Objective
Quote every line of the data below as it stands, omitting pictures.

Dataset excerpt
::::::
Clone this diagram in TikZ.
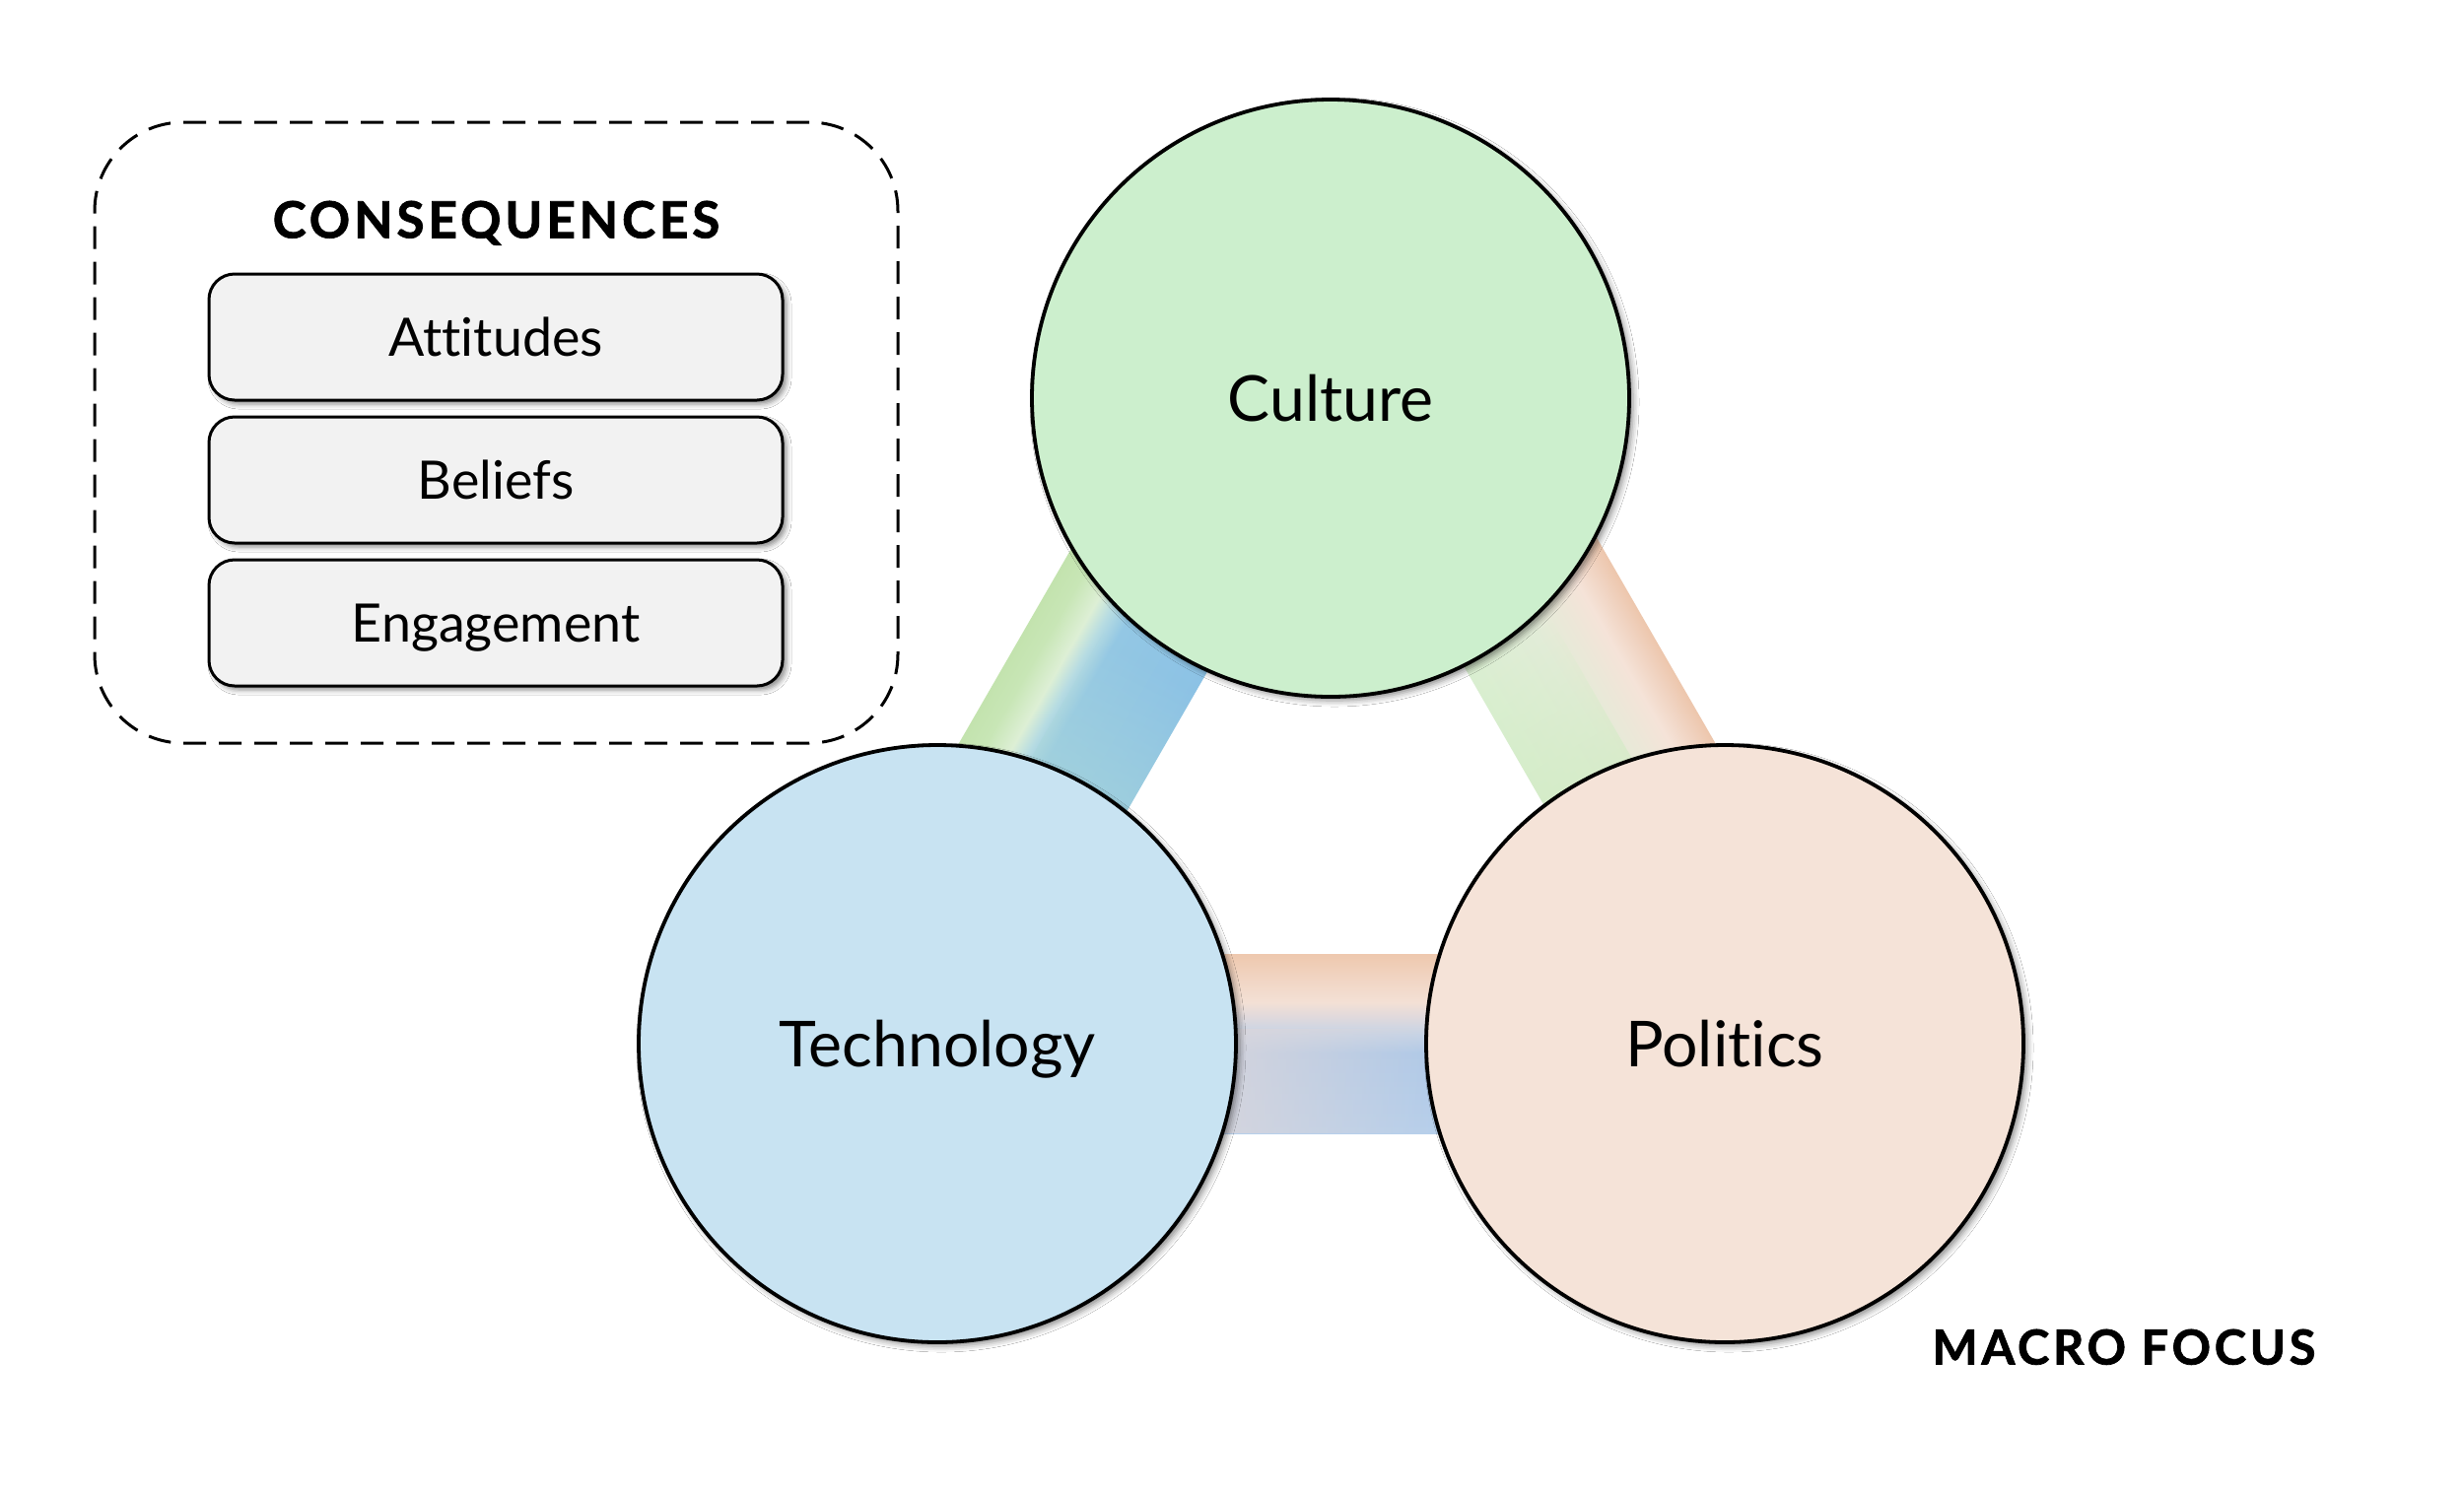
\documentclass[tikz,border=0pt]{standalone}
\usepackage{fontspec}
\setmainfont{Lato}[Ligatures={NoCommon}]
\newfontfamily\headfont{Lato}[Ligatures={NoCommon}, LetterSpace=7.5, BoldFeatures={FakeBold=1.5}]
\usetikzlibrary{shadows.blur,fadings}
\definecolor{cultfill}{HTML}{CCEFCD}
\definecolor{techfill}{HTML}{C8E3F2}
\definecolor{polfill}{HTML}{F5E3D8}
\definecolor{boxfill}{HTML}{F2F2F2}
% left band (inner = blue, outer = green)
\definecolor{la}{HTML}{8CC2E5}
\definecolor{lb}{HTML}{93C7E4}
\definecolor{lc}{HTML}{B7DCE2}
\definecolor{ld}{HTML}{DDEFD5}
\definecolor{le}{HTML}{C8E6B6}
\definecolor{lf}{HTML}{C3E3AE}
\pgfdeclareverticalshading{leftband}{100bp}{color(0bp)=(la); color(25bp)=(la); color(51.5bp)=(lb); color(57bp)=(lc); color(61.5bp)=(ld); color(68.5bp)=(le); color(75bp)=(lf); color(100bp)=(lf)}
% bottom band (top = orange, bottom = blue)
\definecolor{ha}{HTML}{B6CFEB}
\definecolor{hb}{HTML}{AFC9E8}
\definecolor{hc}{HTML}{C5D3E6}
\definecolor{hd}{HTML}{E0D9DC}
\definecolor{he}{HTML}{F3E0D5}
\definecolor{hf}{HTML}{F1D6C5}
\definecolor{hg}{HTML}{EEC8AE}
\pgfdeclareverticalshading{bottomband}{100bp}{color(0bp)=(ha); color(25bp)=(ha); color(47.5bp)=(hb); color(52.5bp)=(hc); color(57.5bp)=(hd); color(61.5bp)=(he); color(67.5bp)=(hf); color(75bp)=(hg); color(100bp)=(hg)}
% right band (inner = green, outer = orange)
\definecolor{ra}{HTML}{DAEFD1}
\definecolor{rb}{HTML}{E2EDD8}
\definecolor{rc}{HTML}{ECE7D8}
\definecolor{rd}{HTML}{F5E3D8}
\definecolor{re}{HTML}{F0D3C1}
\definecolor{rf}{HTML}{EDC6AC}
\pgfdeclareverticalshading{rightband}{100bp}{color(0bp)=(ra); color(25bp)=(ra); color(47bp)=(rb); color(57bp)=(rc); color(64bp)=(rd); color(70bp)=(re); color(75bp)=(rf); color(100bp)=(rf)}
\definecolor{tealov}{HTML}{A9D6D9}
\definecolor{greenov}{HTML}{D2EBC4}
\definecolor{grayov}{HTML}{DBD6DB}

\begin{document}
\begin{tikzpicture}[x=0.1mm, y=-0.1mm,
  topic/.style={circle, draw=black, line width=0.38mm, inner sep=0pt,
    minimum size=60.6mm, font=\fontsize{18.3}{22}\selectfont,
    text height=4.6mm, text depth=0pt,
    blur shadow={shadow xshift=0.4mm, shadow yshift=-0.4mm,
      shadow blur radius=0.6mm, shadow opacity=45}},
  itembox/.style={draw=black, line width=0.3mm, fill=boxfill,
    rounded corners=2.6mm, minimum width=58.2mm, minimum height=12.8mm,
    font=\fontsize{15.3}{18}\selectfont, text height=3.9mm, text depth=0pt,
    blur shadow={shadow xshift=0.4mm, shadow yshift=-0.4mm,
      shadow blur radius=0.5mm, shadow opacity=45}},
  heading/.style={font=\headfont\bfseries\fontsize{14.6}{17}\selectfont,
    text height=3.67mm, text depth=0pt, inner sep=0pt},
  conbox/.style={draw=black, line width=0.3mm, dash pattern=on 2.3mm off 1.3mm,
    rounded corners=9mm, minimum width=81.5mm, minimum height=63mm, inner sep=0pt}
]
\fill[white] (0,0) rectangle (2500,1516);
\useasboundingbox (0,0) rectangle (2500,1516);

% band triangle vertices
\coordinate (vT) at (902,1059);
\coordinate (vC) at (1357,272);
\coordinate (vP) at (1811,1059);

% Technology -- Culture
\begin{scope}[transform canvas={shift={(vT)}, rotate=60}]
  \shade[shading=leftband] (0,-91) rectangle (909,91);
  \fill[tealov, path fading=east] (230,-20) rectangle (470,91);
\end{scope}
% Culture -- Politics
\begin{scope}[transform canvas={shift={(vC)}, rotate=-60}]
  \shade[shading=rightband] (0,-91) rectangle (909,91);
  \fill[greenov, path fading=west] (420,-10) rectangle (660,91);
\end{scope}
% Technology -- Politics
\begin{scope}[transform canvas={shift={(vT)}}]
  \shade[shading=bottomband] (0,-91) rectangle (909,91);
  \fill[grayov, path fading=east] (290,-15) rectangle (560,91);
\end{scope}

% circles
\node[topic, fill=cultfill] (cult) at (1350,404) {Culture};
\node[topic, fill=techfill] (tech) at (951,1059) {Technology};
\node[topic, fill=polfill] (pol) at (1750,1059) {Politics};

% consequences panel
\node[conbox] (cons) at (503.5,439) {};
\node[heading] (head) at (503.5,223) {CONSEQUENCES};
\node[itembox] (att) at (503,342) {Attitudes};
\node[itembox] (bel) at (503,487) {Beliefs};
\node[itembox] (eng) at (503,632) {Engagement};

\node[heading, font=\headfont\bfseries\fontsize{13.9}{16}\selectfont, text height=3.5mm] (macro) at (2155,1367) {MACRO FOCUS};
\end{tikzpicture}
\end{document}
::::::
Written response
Clone this diagram in TikZ.
\documentclass[tikz,border=0pt]{standalone}
\usepackage{fontspec}
\setmainfont{Lato}[Ligatures={NoCommon}]
\newfontfamily\headfont{Lato}[Ligatures={NoCommon}, LetterSpace=7.5, BoldFeatures={FakeBold=1.5}]
\usetikzlibrary{shadows.blur,fadings}
\definecolor{cultfill}{HTML}{CCEFCD}
\definecolor{techfill}{HTML}{C8E3F2}
\definecolor{polfill}{HTML}{F5E3D8}
\definecolor{boxfill}{HTML}{F2F2F2}
% left band (inner = blue, outer = green)
\definecolor{la}{HTML}{8CC2E5}
\definecolor{lb}{HTML}{93C7E4}
\definecolor{lc}{HTML}{B7DCE2}
\definecolor{ld}{HTML}{DDEFD5}
\definecolor{le}{HTML}{C8E6B6}
\definecolor{lf}{HTML}{C3E3AE}
\pgfdeclareverticalshading{leftband}{100bp}{color(0bp)=(la); color(25bp)=(la); color(51.5bp)=(lb); color(57bp)=(lc); color(61.5bp)=(ld); color(68.5bp)=(le); color(75bp)=(lf); color(100bp)=(lf)}
% bottom band (top = orange, bottom = blue)
\definecolor{ha}{HTML}{B6CFEB}
\definecolor{hb}{HTML}{AFC9E8}
\definecolor{hc}{HTML}{C5D3E6}
\definecolor{hd}{HTML}{E0D9DC}
\definecolor{he}{HTML}{F3E0D5}
\definecolor{hf}{HTML}{F1D6C5}
\definecolor{hg}{HTML}{EEC8AE}
\pgfdeclareverticalshading{bottomband}{100bp}{color(0bp)=(ha); color(25bp)=(ha); color(47.5bp)=(hb); color(52.5bp)=(hc); color(57.5bp)=(hd); color(61.5bp)=(he); color(67.5bp)=(hf); color(75bp)=(hg); color(100bp)=(hg)}
% right band (inner = green, outer = orange)
\definecolor{ra}{HTML}{DAEFD1}
\definecolor{rb}{HTML}{E2EDD8}
\definecolor{rc}{HTML}{ECE7D8}
\definecolor{rd}{HTML}{F5E3D8}
\definecolor{re}{HTML}{F0D3C1}
\definecolor{rf}{HTML}{EDC6AC}
\pgfdeclareverticalshading{rightband}{100bp}{color(0bp)=(ra); color(25bp)=(ra); color(47bp)=(rb); color(57bp)=(rc); color(64bp)=(rd); color(70bp)=(re); color(75bp)=(rf); color(100bp)=(rf)}
\definecolor{tealov}{HTML}{A9D6D9}
\definecolor{greenov}{HTML}{D2EBC4}
\definecolor{grayov}{HTML}{DBD6DB}

\begin{document}
\begin{tikzpicture}[x=0.1mm, y=-0.1mm,
  topic/.style={circle, draw=black, line width=0.38mm, inner sep=0pt,
    minimum size=60.6mm, font=\fontsize{18.3}{22}\selectfont,
    text height=4.6mm, text depth=0pt,
    blur shadow={shadow xshift=0.4mm, shadow yshift=-0.4mm,
      shadow blur radius=0.6mm, shadow opacity=45}},
  itembox/.style={draw=black, line width=0.3mm, fill=boxfill,
    rounded corners=2.6mm, minimum width=58.2mm, minimum height=12.8mm,
    font=\fontsize{15.3}{18}\selectfont, text height=3.9mm, text depth=0pt,
    blur shadow={shadow xshift=0.4mm, shadow yshift=-0.4mm,
      shadow blur radius=0.5mm, shadow opacity=45}},
  heading/.style={font=\headfont\bfseries\fontsize{14.6}{17}\selectfont,
    text height=3.67mm, text depth=0pt, inner sep=0pt},
  conbox/.style={draw=black, line width=0.3mm, dash pattern=on 2.3mm off 1.3mm,
    rounded corners=9mm, minimum width=81.5mm, minimum height=63mm, inner sep=0pt}
]
\fill[white] (0,0) rectangle (2500,1516);
\useasboundingbox (0,0) rectangle (2500,1516);

% band triangle vertices
\coordinate (vT) at (902,1059);
\coordinate (vC) at (1357,272);
\coordinate (vP) at (1811,1059);

% Technology -- Culture
\begin{scope}[transform canvas={shift={(vT)}, rotate=60}]
  \shade[shading=leftband] (0,-91) rectangle (909,91);
  \fill[tealov, path fading=east] (230,-20) rectangle (470,91);
\end{scope}
% Culture -- Politics
\begin{scope}[transform canvas={shift={(vC)}, rotate=-60}]
  \shade[shading=rightband] (0,-91) rectangle (909,91);
  \fill[greenov, path fading=west] (420,-10) rectangle (660,91);
\end{scope}
% Technology -- Politics
\begin{scope}[transform canvas={shift={(vT)}}]
  \shade[shading=bottomband] (0,-91) rectangle (909,91);
  \fill[grayov, path fading=east] (290,-15) rectangle (560,91);
\end{scope}

% circles
\node[topic, fill=cultfill] (cult) at (1350,404) {Culture};
\node[topic, fill=techfill] (tech) at (951,1059) {Technology};
\node[topic, fill=polfill] (pol) at (1750,1059) {Politics};

% consequences panel
\node[conbox] (cons) at (503.5,439) {};
\node[heading] (head) at (503.5,223) {CONSEQUENCES};
\node[itembox] (att) at (503,342) {Attitudes};
\node[itembox] (bel) at (503,487) {Beliefs};
\node[itembox] (eng) at (503,632) {Engagement};

\node[heading, font=\headfont\bfseries\fontsize{13.9}{16}\selectfont, text height=3.5mm] (macro) at (2155,1367) {MACRO FOCUS};
\end{tikzpicture}
\end{document}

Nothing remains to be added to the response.